Intense rain has been revealed as a normal pattern of weather in the UK by a new study.
Rainfall study hopes to predict future floods
Scientists at the University of East Anglia (UEA) have found that winter rain became more intense in the UK during the last 100 years.
Similar increases in heavy rainfall are also evident in spring and, to a lesser extent, autumn.
A reduction in heavy summer downpours ended during the 1990s, and the UK has returned to more typical intense rain.
Authors of the study said their results would boost other work currently being carried out on flood risk and the impact of extreme weather.
The study aims to help improve predictions of floods by using environmental science to investigate the physical processes involved.
Using data from more than 600 rain gauges around the UK, from as far back as 1900 to as recently as 2006 the university's Climatic Research Unit classified every day's measured precipitation into one of 10 categories of rainfall intensity, from drizzle to a downpour.
They then analysed how the amount of precipitation in each category has changed over time.
In winter, for example, the amount of precipitation falling in the heaviest category has increased over the last 40 years in all regions of the UK.
Their classification took into account the typical differences in rainfall between summer and winter and across different regions of the country.
In parts of East Anglia, for example, heavy rain meant at least 20mm falling on a single summer day, while in winter, 10mm in a day was sufficient to reach the heaviest category.

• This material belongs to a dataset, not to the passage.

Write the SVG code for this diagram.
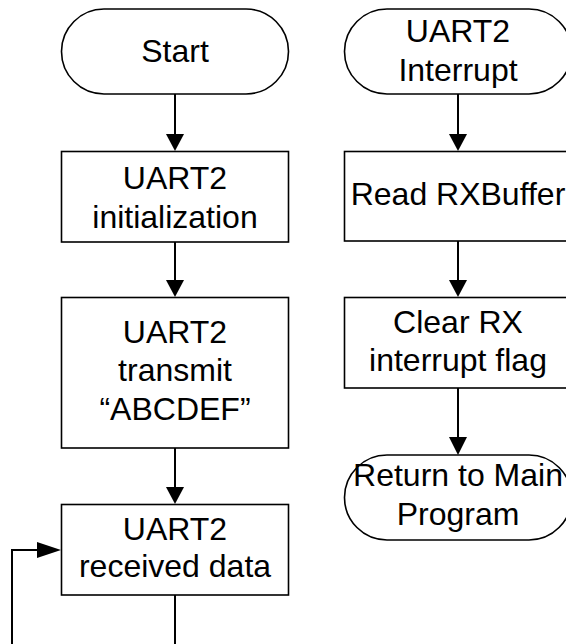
<svg xmlns="http://www.w3.org/2000/svg" width="566" height="644" viewBox="0 0 566 644">
  <defs>
    <style>
      .shape { fill: #ffffff; stroke: #000000; stroke-width: 1.6; }
      .wire { fill: none; stroke: #000000; stroke-width: 2; }
      .head { fill: #000000; stroke: none; }
      .label { font-family: "Liberation Sans", Arial, sans-serif; font-size: 32px; fill: #000000; text-anchor: middle; }
    </style>
  </defs>
  <rect width="566" height="644" fill="#ffffff"/>

  <!-- connectors -->
  <g id="connectors">
    <!-- main flow -->
    <line class="wire" x1="175" y1="94" x2="175" y2="135"/>
    <polygon class="head" points="166,134 184,134 175,151"/>
    <line class="wire" x1="175" y1="242" x2="175" y2="281"/>
    <polygon class="head" points="166,280 184,280 175,297"/>
    <line class="wire" x1="175" y1="448" x2="175" y2="488"/>
    <polygon class="head" points="166,487 184,487 175,504"/>
    <!-- receive loop -->
    <polyline class="wire" points="175,595 175,644"/>
    <polyline class="wire" points="12,644 12,550 38,550"/>
    <polygon class="head" points="37,542 37,558 61,550"/>
    <!-- interrupt handler -->
    <line class="wire" x1="458" y1="94" x2="458" y2="135"/>
    <polygon class="head" points="449,134 467,134 458,151"/>
    <line class="wire" x1="458" y1="241" x2="458" y2="281"/>
    <polygon class="head" points="449,280 467,280 458,297"/>
    <line class="wire" x1="458" y1="388" x2="458" y2="438"/>
    <polygon class="head" points="449,437 467,437 458,455"/>
  </g>

  <g id="start">
    <rect class="shape" x="61.5" y="9" width="227" height="85" rx="42.5" ry="42.5"/>
    <text class="label" x="175" y="62">Start</text>
  </g>

  <g id="init">
    <rect class="shape" x="61.5" y="151.5" width="227" height="90.5"/>
    <text class="label" x="175" y="189">UART2</text>
    <text class="label" x="175" y="228">initialization</text>
  </g>

  <g id="transmit">
    <rect class="shape" x="61.5" y="297.5" width="227" height="150.5"/>
    <text class="label" x="175" y="343">UART2</text>
    <text class="label" x="175" y="381">transmit</text>
    <text class="label" x="175" y="420">“ABCDEF”</text>
  </g>

  <g id="receive">
    <rect class="shape" x="61.5" y="504.5" width="227" height="90.5"/>
    <text class="label" x="175" y="540">UART2</text>
    <text class="label" x="175" y="577">received data</text>
  </g>

  <g id="uart-irq">
    <rect class="shape" x="344.5" y="9" width="227" height="85" rx="42.5" ry="42.5"/>
    <text class="label" x="458" y="42">UART2</text>
    <text class="label" x="458" y="81">Interrupt</text>
  </g>

  <g id="read-buffer">
    <rect class="shape" x="344.5" y="151.5" width="227" height="89.5"/>
    <text class="label" x="458" y="205">Read RXBuffer</text>
  </g>

  <g id="clear-flag">
    <rect class="shape" x="344.5" y="297.5" width="227" height="90.5"/>
    <text class="label" x="458" y="333">Clear RX</text>
    <text class="label" x="458" y="371">interrupt flag</text>
  </g>

  <g id="return">
    <rect class="shape" x="344.5" y="455" width="227" height="85" rx="42.5" ry="42.5"/>
    <text class="label" x="458" y="486">Return to Main</text>
    <text class="label" x="458" y="525">Program</text>
  </g>
</svg>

In the north-west Highlands of Scotland, rain or snow falls of at least 30mm in summer and even 60mm in winter were the minimum required to count towards the heaviest category.
This new, more extensive study, using up-to-date records, supports the existence of a long-term increase in winter precipitation intensity that is very widespread across the UK.
In the late 1960s, about 7% of the UK's winter precipitation came from heavy rain or snow events, while in the last 10 years that figure has been about 12%.
"So far it is not clear what causes these trends and variations," explained Dr Maraun.